The Eqafe recordings: it is now some ten years since they started, yet awareness of even their existence spreads so very slowly throughout the world. We thought at first that it would spread across the net like fire, that millions would be listening to the message of the Dimensionals, to be interested in the existence of the Portal, in perspectives of our human reality, and the reality of others in our world beside ourselves for the first time coming through, and that our gratitude for an outside view of things would be shared by all, and yet perhaps it was our own enthusiasm that down-played the fact that spreading news of this would not be easy.
And in a way, my own enthusiasm messed things up because even with a glimpse of what is real I myself caught fire and went round ranting and raving, attempting to break down the walls of programming, causing those around me to back away and wonder if I might be mad; that was how inadvertently I actually strengthened the resistance.
Enthusiasm: what is in this word? Looking up the roots of enthusiasm I find literally, ‘possession by a god’, as in excitement as possession, being ‘with God.’ And while looking up enthusiasm also I noticed listed there, in the dictionary, an antonym: ‘indifference.’ I mention this within the consideration that indeed there was in retrospect a kind of madness in my ravings: I had suddenly gone into reaction to a kind of resigned indifference that I’d been living, and so swung into a polarity of that within and as enthusiastic ravings.

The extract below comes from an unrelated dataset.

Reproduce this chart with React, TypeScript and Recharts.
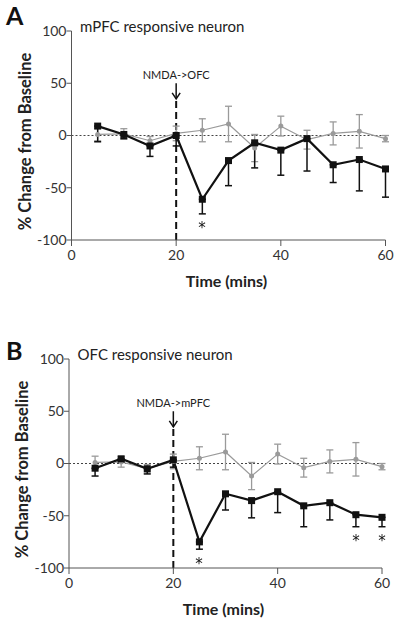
import React from 'react';
import { ComposedChart, Line, XAxis, YAxis, ErrorBar, ReferenceLine, ReferenceDot, Label } from 'recharts';

const times = [5, 10, 15, 20, 25, 30, 35, 40, 45, 50, 55, 60];
const ctrlMean = [1, 1.5, -5, 2, 5, 11, -12, 9, -4, 2, 4, -3];
const ctrlErr = [6, 5, 4, 7, 11, 17, 13, 9.5, 9, 11, 16, 3];
const aMean = [9, 1, -10, 0, -61, -24, -7, -14, -3, -28, -23, -32];
const aErr = [15, 4, 10, 10, 14, 24, 24, 24, 31, 17, 30, 27];
const bMean = [-4.5, 4.5, -5, 3.5, -75, -29, -35.5, -27, -40.5, -37.5, -49, -51.5];
const bErr = [7.5, 3, 5, 7, 7, 15.5, 16.5, 20, 20, 16.5, 11.5, 9];
const starsA = [25];
const starsB = [25, 55, 60];
const xTicks = [0, 20, 40, 60];
const yTicks = [-100, -50, 0, 50, 100];
const injectionTime = 20;
const arrowTop = 50;
const arrowBottom = 35;
const dashTop = 33;

const FONT = 'Lato, "DejaVu Sans", sans-serif';
const BLACK = '#111';
const GRAY = '#9a9a9a';
const AXIS = '#555';

const SquareDot = (p: any) => {
  const { cx, cy } = p;
  if (cx == null || cy == null) return <g key={p.key} />;
  return <rect key={p.key} x={cx - 3.5} y={cy - 3.5} width={7} height={7} fill={BLACK} />;
};

const GrayDot = (p: any) => {
  const { cx, cy } = p;
  if (cx == null || cy == null) return <g key={p.key} />;
  return <circle key={p.key} cx={cx} cy={cy} r={2.5} fill={GRAY} />;
};

const makeArrow = (label: string) => (p: any) => {
  const { x1, y1, x2, y2 } = p;
  return (
    <g>
      <line x1={x1} y1={y1} x2={x2} y2={y2} stroke={BLACK} strokeWidth={1.5} />
      <polyline points={`${x2 - 4},${y2 - 6} ${x2},${y2} ${x2 + 4},${y2 - 6}`} fill="none" stroke={BLACK} strokeWidth={1.5} />
      <text x={x1} y={y1 - 4} textAnchor="middle" fontSize={11} fontFamily={FONT} fill="#222">{label}</text>
    </g>
  );
};

const StarShape = (p: any) => {
  const { cx, cy } = p;
  return (
    <text
      x={Math.round(cx)}
      y={Math.round(cy + 9)}
      textAnchor="middle"
      fontSize={15}
      fontFamily='"DejaVu Sans"'
      fill="#111"
      style={{ filter: 'grayscale(1)' }}
    >
      *
    </text>
  );
};

type PanelProps = {
  mean: number[];
  err: number[];
  stars: number[];
  injLabel: string;
  title: string;
  letter: string;
  letterBaseline: number;
  top: number;
  height: number;
  yAxisWidth: number;
  margin: { top: number; right: number; bottom: number; left: number };
};

const Panel = ({ mean, err, stars, injLabel, title, letter, letterBaseline, top, height, yAxisWidth, margin }: PanelProps) => {
  const data = times.map((t, i) => ({
    t,
    ctrl: ctrlMean[i],
    ctrlErr: ctrlErr[i],
    val: mean[i],
    valErr: [err[i], 0],
  }));
  return (
    <div style={{ position: 'absolute', left: 0, top, width: 400, height }}>
      <ComposedChart width={400} height={height} data={data} margin={margin}>
        <XAxis
          dataKey="t"
          type="number"
          domain={[0, 60]}
          ticks={xTicks}
          height={50}
          stroke={AXIS}
          tickSize={6}
          tickMargin={4}
          tick={{ fill: '#333', fontSize: 14, fontFamily: FONT }}
        >
          <Label
            content={(lp: any) => {
              const vb = lp.viewBox;
              return (
                <text x={vb.x + vb.width / 2 - 2} y={vb.y + 47} textAnchor="middle" fontSize={16} fontWeight="bold" fontFamily={FONT} fill="#222">
                  Time (mins)
                </text>
              );
            }}
          />
        </XAxis>
        <YAxis
          type="number"
          domain={[-100, 100]}
          ticks={yTicks}
          width={yAxisWidth}
          stroke={AXIS}
          tickSize={5}
          tickMargin={0}
          interval={0}
          tick={{ fill: '#333', fontSize: 14, fontFamily: FONT }}
        >
          <Label
            content={(lp: any) => {
              const vb = lp.viewBox;
              const cx = vb.x + vb.width - 41;
              const cy = vb.y + vb.height / 2 + 6;
              return (
                <text transform={`rotate(-90 ${cx} ${cy})`} x={cx} y={cy} textAnchor="middle" fontSize={16.5} fontWeight="bold" fontFamily={FONT} fill="#222">
                  % Change from Baseline
                </text>
              );
            }}
          />
        </YAxis>
        <ReferenceLine y={0} stroke="#444" strokeDasharray="2 2" strokeWidth={1} />
        <ReferenceLine
          segment={[{ x: injectionTime, y: -100 }, { x: injectionTime, y: dashTop }]}
          stroke={BLACK}
          strokeWidth={2}
          strokeDasharray="7 4"
        />
        <ReferenceLine
          segment={[{ x: injectionTime, y: arrowTop }, { x: injectionTime, y: arrowBottom }]}
          shape={makeArrow(injLabel)}
        />
        <Line
          dataKey="ctrl"
          stroke={GRAY}
          strokeWidth={1.2}
          dot={GrayDot}
          activeDot={false}
          isAnimationActive={false}
        >
          <ErrorBar dataKey="ctrlErr" width={3.5} stroke={GRAY} strokeWidth={1.3} />
        </Line>
        <Line
          dataKey="val"
          stroke={BLACK}
          strokeWidth={2.2}
          dot={SquareDot}
          activeDot={false}
          isAnimationActive={false}
        >
          <ErrorBar dataKey="valErr" width={3.5} stroke={BLACK} strokeWidth={1.5} />
        </Line>
        {stars.map((s) => {
          const i = times.indexOf(s);
          return <ReferenceDot key={s} x={s} y={mean[i] - err[i] - 10} r={0} shape={StarShape} />;
        })}
      </ComposedChart>
      <svg width={400} height={60} style={{ position: 'absolute', left: 0, top: 0, pointerEvents: 'none' }}>
        <text x={6} y={letterBaseline} fontSize={25} fontWeight="bold" fontFamily={FONT} fill="#111">{letter}</text>
        <text x={yAxisWidth + 8.5} y={margin.top + 1} fontSize={15} fontFamily={FONT} fill="#222">{title}</text>
      </svg>
    </div>
  );
};

export default function App() {
  return (
    <div style={{ position: 'absolute', left: 0, top: 0, width: 400, height: 621, background: '#fff' }}>
      <Panel
        mean={aMean}
        err={aErr}
        stars={starsA}
        injLabel="NMDA->OFC"
        title="mPFC responsive neuron"
        letter="A"
        letterBaseline={25}
        top={0}
        height={310}
        yAxisWidth={71.5}
        margin={{ top: 31, right: 14.5, bottom: 20, left: 0 }}
      />
      <Panel
        mean={bMean}
        err={bErr}
        stars={starsB}
        injLabel="NMDA->mPFC"
        title="OFC responsive neuron"
        letter="B"
        letterBaseline={50}
        top={310}
        height={311}
        yAxisWidth={69}
        margin={{ top: 49, right: 18, bottom: 3, left: 0 }}
      />
    </div>
  );
}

What is done is done; to those whom I subjected this I ask for their forgiveness; and I forgive myself; gradually I learn to walk in equanimity with myself, and to express my understandings from a grounded place inside me. If I were to redefine myself within and as Enthusiasm, I would change the word of God within it to the word of Life, because it was in the realisations that I was not in the context that I had ascribed myself as playing a role as insignificant, in the ‘greater’ scheme of things, but that actually in living I therefore was involved no less or more than Life itself. So the enthusiasm that I lived had the emotional charge of the lost within and as myself as found; and the release that I expressed was the release of that oppression that I’d been living, of that damnation that I had imposed upon myself and had so much believed in.